Villagers’ Decades-Long Struggle
For families in these regions, the Jojari River has turned from lifeline to curse. Crops have failed, forcing mass migration. Illnesses linked to polluted water have spread. Generations have grown up watching homes and livelihoods disappear.
Despite endless complaints, politicians, local authorities, and mainstream media mostly ignored the crisis, dismissing it as a niche issue. That changed when News Pinch’s documentary forced the conversation into the national spotlight.
A Win for Grassroots Journalism
The impact of Marudhara is not just legal, it’s symbolic. It shows how citizen-driven journalism can succeed where mainstream outlets fail.

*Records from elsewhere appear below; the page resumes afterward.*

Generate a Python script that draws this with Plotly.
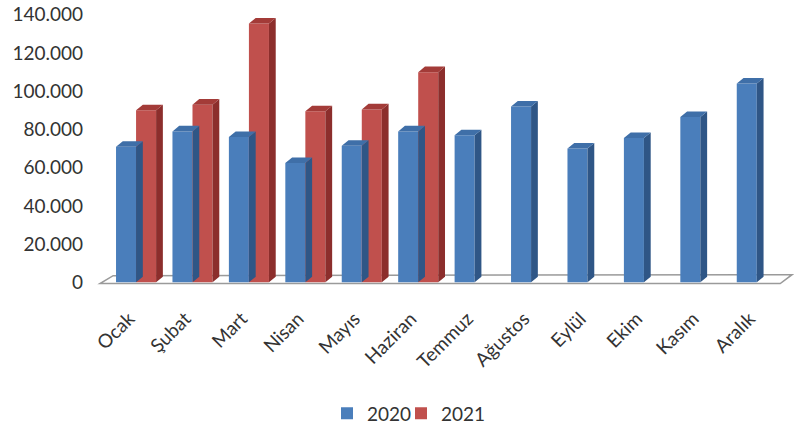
import plotly.graph_objects as go

months = ['Ocak', 'Şubat', 'Mart', 'Nisan', 'Mayıs', 'Haziran',
          'Temmuz', 'Ağustos', 'Eylül', 'Ekim', 'Kasım', 'Aralık']
values_2020 = [71000, 79000, 76000, 62500, 71500, 79000,
               77000, 92000, 70000, 75500, 86500, 104000]
values_2021 = [90000, 93000, 135500, 89500, 90500, 110000,
               None, None, None, None, None, None]

# pseudo-3D geometry (x in category units, dy in value units)
BAR_W = 0.355
DX = 0.12
DY = 2900


def faces(vals, left, width):
    """Side and top faces of each bar, as polygons separated by None."""
    sx, sy, tx, ty = [], [], [], []
    for i, v in enumerate(vals):
        if v is None:
            continue
        xl = i + left
        xr = xl + width
        sx += [xr, xr + DX, xr + DX, xr, xr, None]
        sy += [0, DY, v + DY, v, 0, None]
        tx += [xl, xl + DX, xr + DX, xr, xl, None]
        ty += [v, v + DY, v + DY, v, v, None]
    return sx, sy, tx, ty


series = [
    ('2020', values_2020, -0.40, '#4a7ebb', '#2f5686', '#3f6fa8', 'legend'),
    ('2021', values_2021, -0.045, '#c0504d', '#8c2e2c', '#a33b38', 'legend2'),
]

fig = go.Figure()
idx = list(range(len(months)))
for name, vals, off, front, side, top, leg in series:
    sx, sy, tx, ty = faces(vals, off, BAR_W)
    fig.add_trace(go.Scatter(x=sx, y=sy, fill='toself', fillcolor=side, mode='lines',
                             line=dict(width=0), showlegend=False, hoverinfo='skip'))
    fig.add_trace(go.Scatter(x=tx, y=ty, fill='toself', fillcolor=top, mode='lines',
                             line=dict(width=0), showlegend=False, hoverinfo='skip'))
    fig.add_trace(go.Bar(x=idx, y=vals, name=name, offset=off, width=BAR_W, legend=leg,
                         marker=dict(color=front, line=dict(width=0))))

# floor of the 3D plot
fig.add_shape(type='path', xref='paper', yref='y',
              path='M 0.0,-600 L 0.983,-600 L 1.0,4000 L 0.019,3500 Z',
              fillcolor='white', line=dict(color='#9a9a9a', width=1.5), layer='below')

leg_style = dict(orientation='h', xanchor='left', y=-0.442, yanchor='middle',
                 font=dict(size=19), bgcolor='rgba(0,0,0,0)')

fig.update_layout(
    width=794, height=435,
    barmode='overlay',
    separators=',.',
    paper_bgcolor='white',
    plot_bgcolor='white',
    font=dict(family='Lato, Open Sans, sans-serif', size=19, color='#333333'),
    margin=dict(l=100, r=2, t=11, b=139),
    xaxis=dict(range=[-0.684, 11.579], tickvals=[i - 0.17 for i in idx], ticktext=months,
               tickangle=-45, showgrid=False, zeroline=False, showline=False, ticks='',
               ticklabelstandoff=13, automargin=False),
    yaxis=dict(range=[-4000, 142000], tickvals=list(range(0, 140001, 20000)),
               tickformat=',.0f', showgrid=False, zeroline=False, showline=False,
               ticks='', ticklabelstandoff=16, automargin=False),
    legend=dict(x=(327 - 100) / 692, **leg_style),
    legend2=dict(x=(401 - 100) / 692, **leg_style),
)

fig.write_html("out.html", config={'displayModeBar': False},
               post_script="document.body.style.margin='0';")
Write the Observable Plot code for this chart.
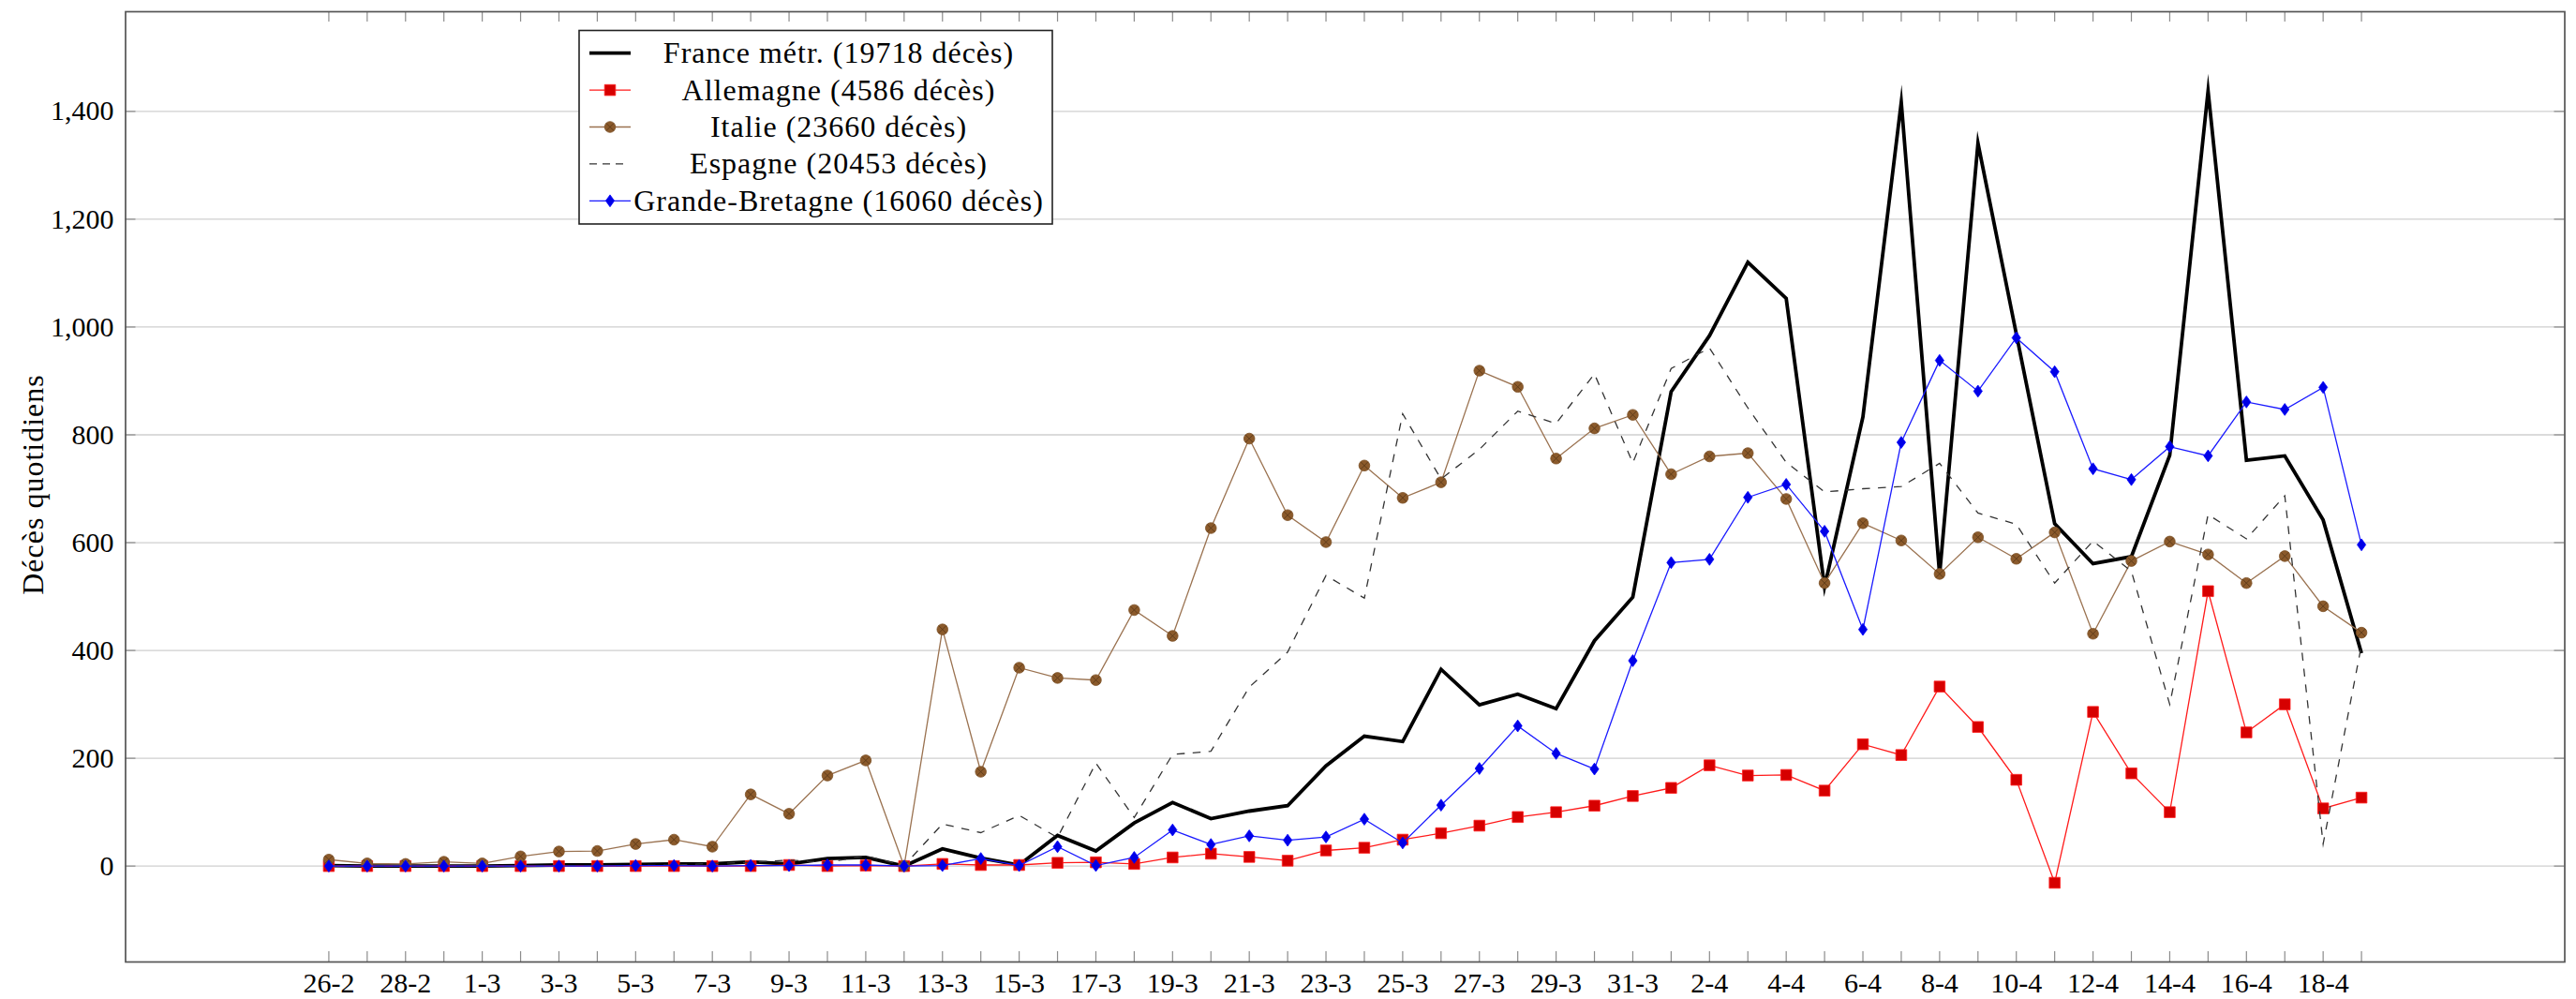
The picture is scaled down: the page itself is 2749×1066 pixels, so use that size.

News Pinch’s focus on villagers’ voices, tough on-camera questions, and uncompromising storytelling ensured that officials and politicians could no longer brush the crisis aside.
As Pandey and his team stressed, this is a victory for the people themselves, activists like Shravan Patel, grassroots leaders, and ordinary villagers who refused to be silenced.
The Supreme Court’s order could lead to the formation of a court-monitored cleanup panel and even compensation for affected families. For the 2 million people living along the Jojari, this is the first sign that justice, and clean water—may be possible.
The fight is far from over. But for the first time in decades, there is momentum. There is visibility. And there is hope.